Da muß ich Carper 83 recht geben.
Sowas zu finden ist wirklich sensatiuonell und da sprech ich leider aus derzeitiger Erfahrung. 4 Leute, die irgendwo im Umkreis 3 Nächte auf Karpfen angeln wollen.
Unmöglich !!!!!!!!!!!!!!!!!
Schöne Gewässer gibt es genug, aber anscheinend sind Gastangler der letzte Abschaum der Menschheit. Alles was für Mitglieder erlaubt ist, ist auf den Gastkarten ausdrücklich verboten.
Das fängt an, daß Gastangler 1 Std nach Sonnenuntergang einpacken müssen, Mitglieder angeln durch.
Für Gastangler ist nur eine Teilstrecke für´s fischen freigegeben, natürlich nicht die Beste.
Alles paddelt mit Booten herum, Gastangler dürfen nicht.
Futterbegrenzung für Gastangler: 1kg / Tag
Bivvy aufbauen für Gastangler verboten, die Mitglieder feiern unterm Partyzelt.

Als Gastangler hat man nur die Möglichkeit ins Ausland zu fahren, absichtlich die Regeln zu brechen oder gleich zu Hause bleiben.

Ich bin jetzt 3 Monate dabei, für mich und die Jungs was zu finden. Gestern hab ich mir einen See angeschaut. Super Homepage, alles nur vom feinsten und was steht auf der Gastkarte: Nachtangeln für Gäste verboten, angeln nur in einem Gewässerabschnitt.
Wochenkarte 35€ = Jahresbeitrag für Mitglieder und dann diese blödsinnige Einschränkung.
"Wir haben mit Zigeunern schlechte Erfahrungen gemacht" war die Antwort auf meine Nachfrage.
Ich hab gemacht, daß ich fort komm, sonst hät ich 3 Tage sonstwo verbracht.
Fakt ist, nächsten Samstag sollte es losgehen und wahrscheinlich sitzten wir an unserem Vereinswasser und kriegen wieder Ärger mit dem Förster wegen "campieren im Landschaftsschutzgebiet"
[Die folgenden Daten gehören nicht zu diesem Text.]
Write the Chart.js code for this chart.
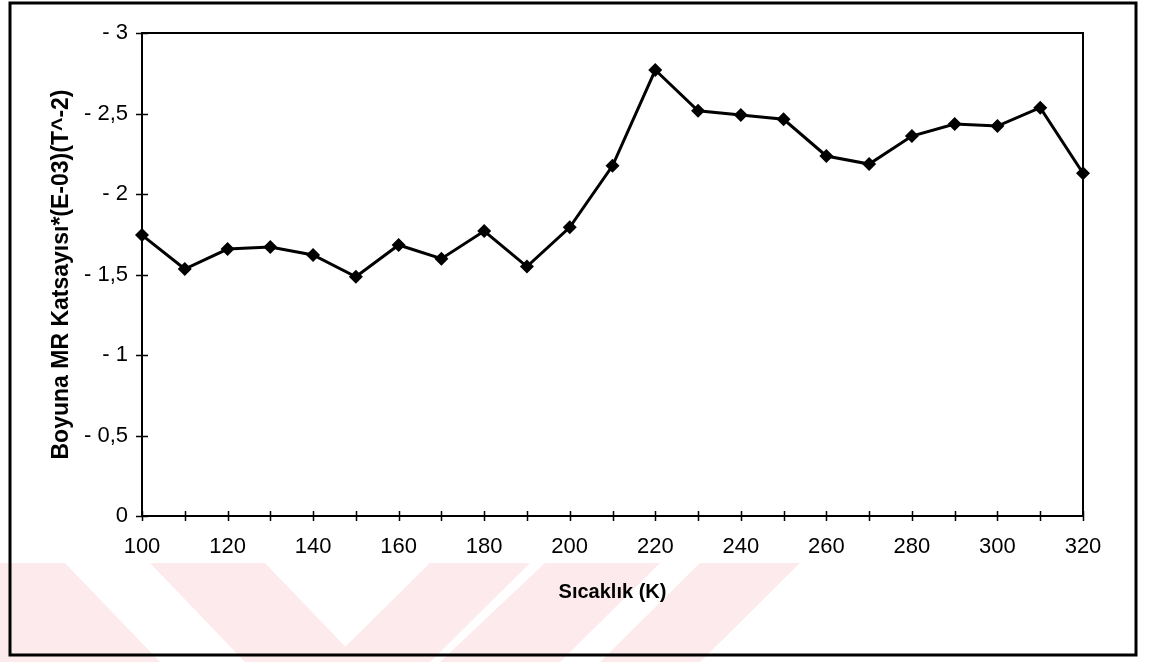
<!DOCTYPE html>
<html>
<head>
<meta charset="utf-8">
<script src="https://cdn.jsdelivr.net/npm/chart.js@4.4.0/dist/chart.umd.min.js"></script>
<style>
  html, body { margin: 0; padding: 0; background: #fff; }
</style>
</head>
<body>
<canvas id="mr" width="1157" height="662"></canvas>
<script>
// Sicaklik (K) ve boyuna MR katsayisi
const temps = [100, 110, 120, 130, 140, 150, 160, 170, 180, 190, 200, 210,
               220, 230, 240, 250, 260, 270, 280, 290, 300, 310, 320];
const mrValues = [-1.745, -1.534, -1.658, -1.671, -1.621, -1.486, -1.683, -1.598,
                  -1.770, -1.549, -1.793, -2.175, -2.770, -2.517, -2.491, -2.464,
                  -2.236, -2.186, -2.360, -2.435, -2.422, -2.536, -2.129];
const xTitle = "Sıcaklık (K)";
const yTitle = "Boyuna MR Katsayısı*(E-03)(T^-2)";

const fontFam = "'Liberation Sans', Arial, sans-serif";

function yLabel(v) {
  if (v === 0) return "0";
  return "- " + String(Math.abs(v)).replace(".", ",");
}

// white page, faint watermark and outer frame
const pagePlugin = {
  id: "page",
  beforeDraw(chart) {
    const ctx = chart.ctx;
    ctx.save();
    ctx.fillStyle = "#fff";
    ctx.fillRect(0, 0, chart.width, chart.height);
    ctx.fillStyle = "#fdeaec";
    const shapes = [
      [[0, 563], [65, 563], [160, 662], [0, 662]],
      [[150, 563], [265, 563], [360, 662], [245, 662]],
      [[330, 662], [430, 662], [530, 563], [430, 563]],
      [[440, 662], [560, 662], [660, 563], [545, 563]],
      [[600, 662], [700, 662], [800, 563], [700, 563]],
    ];
    shapes.forEach(s => {
      ctx.beginPath();
      ctx.moveTo(s[0][0], s[0][1]);
      for (let i = 1; i < s.length; i++) ctx.lineTo(s[i][0], s[i][1]);
      ctx.closePath();
      ctx.fill();
    });
    ctx.strokeStyle = "#000";
    ctx.lineWidth = 3;
    ctx.strokeRect(10, 3, 1126, 652);
    ctx.restore();
  },
  afterDraw(chart) {
    const ctx = chart.ctx;
    const a = chart.chartArea;
    const xs = chart.scales.x, ys = chart.scales.y;
    ctx.save();
    ctx.strokeStyle = "#000";
    ctx.lineWidth = 2;
    ctx.strokeRect(a.left, a.top, a.right - a.left, a.bottom - a.top);
    ctx.lineWidth = 1.5;
    ctx.beginPath();
    xs.ticks.forEach(t => {
      const px = Math.round(xs.getPixelForValue(t.value)) + 0.5;
      ctx.moveTo(px, a.bottom - 5);
      ctx.lineTo(px, a.bottom + 5);
    });
    ys.ticks.forEach(t => {
      const py = Math.round(ys.getPixelForValue(t.value)) + 0.5;
      ctx.moveTo(a.left - 6, py);
      ctx.lineTo(a.left + 6, py);
    });
    ctx.stroke();
    ctx.restore();
  }
};

const data = {
  datasets: [{
    data: temps.map((t, i) => ({ x: t, y: mrValues[i] })),
    borderColor: "#000",
    backgroundColor: "#000",
    borderWidth: 3,
    pointStyle: "rectRot",
    pointRadius: 7,
    pointBackgroundColor: "#000",
    pointBorderWidth: 0,
    tension: 0,
    clip: false
  }]
};

const config = {
  type: "line",
  data: data,
  options: {
    responsive: false,
    animation: false,
    layout: { padding: { left: 0, top: 33, right: 74, bottom: 0 } },
    plugins: {
      legend: { display: false },
      tooltip: { enabled: false }
    },
    scales: {
      x: {
        type: "linear",
        min: 100,
        max: 320,
        afterFit: s => { s.height = 146; },
        grid: { display: false, drawTicks: false },
        border: { display: false },
        ticks: {
          stepSize: 10,
          autoSkip: false,
          maxRotation: 0,
          padding: 18,
          color: "#000",
          font: { family: fontFam, size: 22 },
          callback: v => (v % 20 === 0 ? String(v) : "")
        },
        title: {
          display: true,
          text: xTitle,
          color: "#000",
          font: { family: fontFam, size: 20, weight: "bold" },
          padding: { top: 0, bottom: 58 }
        }
      },
      y: {
        type: "linear",
        min: -3,
        max: 0,
        reverse: true,
        afterFit: s => { s.width = 142; },
        grid: { display: false, drawTicks: false },
        border: { display: false },
        ticks: {
          stepSize: 0.5,
          padding: 14,
          color: "#000",
          font: { family: fontFam, size: 22 },
          callback: v => yLabel(v)
        },
        title: {
          display: true,
          text: yTitle,
          color: "#000",
          font: { family: fontFam, size: 23, weight: "bold" },
          padding: { top: 48, bottom: 0 }
        }
      }
    }
  },
  plugins: [pagePlugin]
};

let mrChart = new Chart(document.getElementById("mr").getContext("2d"), config);
</script>
</body>
</html>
Mir ist zum :v :v :v :v :v 

Es lebe Deutschland mit seiner Vereinsmeierei!!!!!!!!!!!!!!!!

so long, Gruß Thomas (Frustie) |wavey:


----------



## jogi74 (18. September 2005)

*AW: Karpfenangeln im Opfinger Baggersee bei Freiburg*

da haste voll ins schwarze getroffen!!!! 
könnt es nicht besser ausdrücken!!!! :v :v :v 

falls du was gefunden hast, kannste ja bescheidgeben,,

griasle jogi  #h


----------



## Carpfisher92 (3. Juli 2009)

*AW: Karpfenangeln im Opfinger Baggersee bei Freiburg*

Hallo 
ich hab mich letztens auch informiert übers Karpfenangeln im Opfinger Baggersee bei Freiburg. Hab mich dort mit nem Mitglied unterhalten übers Nachtangeln. Er hat gesagt es ist möglich da dort eh nich kontrolliert wird und der Verein duldet es, also kein Problem!
Bis jetzt wurde auch  schon viel besser gefangen, da dort seit 1 Jahr nicht mehr gebaggert wird.Werden demnächst auch mal übers Wochenende dahin gehen.

gruß Thomas


----------



## Gerald 72 (1. März 2010)

*AW: Karpfenangeln im Opfinger Baggersee bei Freiburg*

hallo zusammen
ich wollte diesen sommer vielleicht mal fürn paar tage am opfinger see
mit nen paar freunden angeln und zelten.
hab mich auch schon ziemlich viel drüber informiert aber wollte nochma fragen, ob da wirklich nicht mehr gebaggert wird und des gestattet wäre da auch ma en paar tage zu zelten

wäre schon wenn  mir nochma jemand bescheid sagen würde


----------